Short problem
What lies from the line containing "Rebuild this chart as a Python script, using seaborn" through the line containing "1.30, 1.143, 1.06, 0.968, 0.84, 0.688, 0.52, 0.338, 0.15, 0]"? Print exactly those lines, with both ends, and no others.

Provided data
____
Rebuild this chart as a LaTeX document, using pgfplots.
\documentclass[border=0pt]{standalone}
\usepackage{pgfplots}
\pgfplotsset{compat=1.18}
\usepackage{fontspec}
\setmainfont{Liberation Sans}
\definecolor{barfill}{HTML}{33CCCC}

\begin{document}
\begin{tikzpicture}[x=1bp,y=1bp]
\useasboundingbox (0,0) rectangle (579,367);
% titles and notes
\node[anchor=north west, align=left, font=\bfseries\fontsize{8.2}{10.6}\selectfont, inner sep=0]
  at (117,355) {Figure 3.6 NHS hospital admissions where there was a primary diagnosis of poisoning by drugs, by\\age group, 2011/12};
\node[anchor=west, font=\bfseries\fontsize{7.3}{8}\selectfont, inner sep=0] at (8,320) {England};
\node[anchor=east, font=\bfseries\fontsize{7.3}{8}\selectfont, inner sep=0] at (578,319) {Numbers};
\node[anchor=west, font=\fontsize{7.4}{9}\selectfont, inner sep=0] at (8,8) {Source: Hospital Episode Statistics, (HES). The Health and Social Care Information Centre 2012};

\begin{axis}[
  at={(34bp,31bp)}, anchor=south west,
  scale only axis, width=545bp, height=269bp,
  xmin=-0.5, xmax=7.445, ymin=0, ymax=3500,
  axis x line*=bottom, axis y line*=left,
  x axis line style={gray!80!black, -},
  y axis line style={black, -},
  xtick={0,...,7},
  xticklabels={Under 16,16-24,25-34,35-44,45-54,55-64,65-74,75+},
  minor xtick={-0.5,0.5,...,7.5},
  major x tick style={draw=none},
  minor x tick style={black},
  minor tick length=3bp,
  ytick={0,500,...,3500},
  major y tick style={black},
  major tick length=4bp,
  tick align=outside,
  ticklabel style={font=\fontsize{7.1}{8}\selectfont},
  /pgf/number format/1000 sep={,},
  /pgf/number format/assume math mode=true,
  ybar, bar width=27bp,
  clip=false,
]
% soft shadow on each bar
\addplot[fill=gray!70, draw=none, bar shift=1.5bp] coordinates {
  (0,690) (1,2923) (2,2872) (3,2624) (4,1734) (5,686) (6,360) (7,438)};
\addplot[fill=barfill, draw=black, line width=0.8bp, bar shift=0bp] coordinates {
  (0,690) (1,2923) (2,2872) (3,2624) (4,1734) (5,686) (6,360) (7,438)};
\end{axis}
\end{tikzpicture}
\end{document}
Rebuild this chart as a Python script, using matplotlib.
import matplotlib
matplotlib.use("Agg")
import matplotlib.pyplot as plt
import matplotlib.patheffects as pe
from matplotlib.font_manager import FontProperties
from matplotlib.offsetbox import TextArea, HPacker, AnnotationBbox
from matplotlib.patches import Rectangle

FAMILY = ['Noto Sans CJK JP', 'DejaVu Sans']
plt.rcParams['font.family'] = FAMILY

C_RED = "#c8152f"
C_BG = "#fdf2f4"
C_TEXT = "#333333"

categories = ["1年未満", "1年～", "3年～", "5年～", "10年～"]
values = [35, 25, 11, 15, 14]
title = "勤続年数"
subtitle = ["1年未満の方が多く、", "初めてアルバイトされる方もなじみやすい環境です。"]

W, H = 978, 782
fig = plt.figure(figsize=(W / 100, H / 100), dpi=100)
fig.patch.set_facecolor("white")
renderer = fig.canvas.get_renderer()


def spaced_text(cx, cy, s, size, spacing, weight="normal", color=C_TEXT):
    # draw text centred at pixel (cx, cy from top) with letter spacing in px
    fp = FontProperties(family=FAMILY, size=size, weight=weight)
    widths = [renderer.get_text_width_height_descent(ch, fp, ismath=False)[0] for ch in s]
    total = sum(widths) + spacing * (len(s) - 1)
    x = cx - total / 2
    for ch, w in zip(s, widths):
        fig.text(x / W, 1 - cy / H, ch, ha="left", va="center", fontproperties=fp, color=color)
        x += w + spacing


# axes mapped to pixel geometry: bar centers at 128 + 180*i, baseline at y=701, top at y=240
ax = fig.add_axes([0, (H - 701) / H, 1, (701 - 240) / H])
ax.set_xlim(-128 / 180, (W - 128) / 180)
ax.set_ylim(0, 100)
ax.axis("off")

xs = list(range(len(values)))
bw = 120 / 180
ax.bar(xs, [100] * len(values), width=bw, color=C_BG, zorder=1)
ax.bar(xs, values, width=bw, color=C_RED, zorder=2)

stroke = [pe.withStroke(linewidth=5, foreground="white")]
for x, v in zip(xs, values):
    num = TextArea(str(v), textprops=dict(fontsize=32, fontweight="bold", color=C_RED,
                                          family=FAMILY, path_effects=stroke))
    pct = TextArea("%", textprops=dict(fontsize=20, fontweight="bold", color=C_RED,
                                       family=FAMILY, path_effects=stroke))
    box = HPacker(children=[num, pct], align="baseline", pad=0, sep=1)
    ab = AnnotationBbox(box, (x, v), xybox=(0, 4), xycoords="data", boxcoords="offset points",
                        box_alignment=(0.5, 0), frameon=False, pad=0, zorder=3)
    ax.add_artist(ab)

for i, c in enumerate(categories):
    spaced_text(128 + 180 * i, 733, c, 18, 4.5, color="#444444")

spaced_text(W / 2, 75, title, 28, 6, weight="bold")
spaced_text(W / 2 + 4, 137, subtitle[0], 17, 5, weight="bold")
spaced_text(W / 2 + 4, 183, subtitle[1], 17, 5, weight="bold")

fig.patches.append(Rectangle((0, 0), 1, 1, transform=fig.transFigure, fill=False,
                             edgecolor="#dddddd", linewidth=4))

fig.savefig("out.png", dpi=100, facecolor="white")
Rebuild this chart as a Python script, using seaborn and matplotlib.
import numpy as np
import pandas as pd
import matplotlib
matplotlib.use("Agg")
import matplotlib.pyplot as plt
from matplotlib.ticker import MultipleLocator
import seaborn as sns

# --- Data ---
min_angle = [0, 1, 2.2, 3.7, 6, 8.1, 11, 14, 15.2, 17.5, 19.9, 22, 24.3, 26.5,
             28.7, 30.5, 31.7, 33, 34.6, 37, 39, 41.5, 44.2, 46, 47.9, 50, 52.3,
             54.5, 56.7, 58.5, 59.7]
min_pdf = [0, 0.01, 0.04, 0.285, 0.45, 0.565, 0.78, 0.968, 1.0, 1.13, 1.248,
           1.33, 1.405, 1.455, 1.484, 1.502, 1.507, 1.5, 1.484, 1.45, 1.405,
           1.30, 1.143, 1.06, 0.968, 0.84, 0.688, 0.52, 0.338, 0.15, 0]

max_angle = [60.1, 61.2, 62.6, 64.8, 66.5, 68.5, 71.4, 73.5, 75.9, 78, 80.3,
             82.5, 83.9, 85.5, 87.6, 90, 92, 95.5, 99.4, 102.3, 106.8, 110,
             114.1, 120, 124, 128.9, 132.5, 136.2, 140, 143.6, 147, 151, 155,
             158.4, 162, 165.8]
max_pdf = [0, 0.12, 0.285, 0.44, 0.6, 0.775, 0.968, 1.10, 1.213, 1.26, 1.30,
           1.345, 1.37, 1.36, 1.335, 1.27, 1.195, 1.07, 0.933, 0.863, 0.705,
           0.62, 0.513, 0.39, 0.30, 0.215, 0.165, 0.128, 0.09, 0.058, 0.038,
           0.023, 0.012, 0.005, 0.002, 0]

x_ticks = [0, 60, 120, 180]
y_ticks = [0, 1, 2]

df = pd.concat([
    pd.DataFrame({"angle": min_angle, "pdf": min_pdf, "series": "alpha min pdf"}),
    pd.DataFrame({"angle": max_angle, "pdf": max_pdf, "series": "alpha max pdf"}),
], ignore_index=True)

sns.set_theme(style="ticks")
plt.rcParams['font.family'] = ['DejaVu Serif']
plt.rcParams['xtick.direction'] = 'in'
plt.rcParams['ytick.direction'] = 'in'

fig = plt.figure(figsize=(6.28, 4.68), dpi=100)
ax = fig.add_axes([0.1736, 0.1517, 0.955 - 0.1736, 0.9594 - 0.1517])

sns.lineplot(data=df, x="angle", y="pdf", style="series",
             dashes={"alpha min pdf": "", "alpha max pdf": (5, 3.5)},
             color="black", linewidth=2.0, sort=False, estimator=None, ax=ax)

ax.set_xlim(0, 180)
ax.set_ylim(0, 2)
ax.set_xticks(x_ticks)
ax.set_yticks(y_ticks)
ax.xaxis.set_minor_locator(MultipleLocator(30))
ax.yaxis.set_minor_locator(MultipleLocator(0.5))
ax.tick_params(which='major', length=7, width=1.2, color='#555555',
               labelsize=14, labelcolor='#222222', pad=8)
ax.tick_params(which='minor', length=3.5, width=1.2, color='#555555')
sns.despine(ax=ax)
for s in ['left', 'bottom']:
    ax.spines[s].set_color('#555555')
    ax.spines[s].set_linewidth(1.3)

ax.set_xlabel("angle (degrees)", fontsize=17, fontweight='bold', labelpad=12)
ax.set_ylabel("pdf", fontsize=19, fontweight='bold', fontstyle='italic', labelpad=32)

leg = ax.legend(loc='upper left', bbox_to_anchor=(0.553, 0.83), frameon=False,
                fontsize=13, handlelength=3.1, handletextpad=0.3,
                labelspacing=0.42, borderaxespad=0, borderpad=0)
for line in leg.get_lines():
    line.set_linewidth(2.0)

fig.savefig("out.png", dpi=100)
____
Task response
Rebuild this chart as a Python script, using seaborn and matplotlib.
import numpy as np
import pandas as pd
import matplotlib
matplotlib.use("Agg")
import matplotlib.pyplot as plt
from matplotlib.ticker import MultipleLocator
import seaborn as sns

# --- Data ---
min_angle = [0, 1, 2.2, 3.7, 6, 8.1, 11, 14, 15.2, 17.5, 19.9, 22, 24.3, 26.5,
             28.7, 30.5, 31.7, 33, 34.6, 37, 39, 41.5, 44.2, 46, 47.9, 50, 52.3,
             54.5, 56.7, 58.5, 59.7]
min_pdf = [0, 0.01, 0.04, 0.285, 0.45, 0.565, 0.78, 0.968, 1.0, 1.13, 1.248,
           1.33, 1.405, 1.455, 1.484, 1.502, 1.507, 1.5, 1.484, 1.45, 1.405,
           1.30, 1.143, 1.06, 0.968, 0.84, 0.688, 0.52, 0.338, 0.15, 0]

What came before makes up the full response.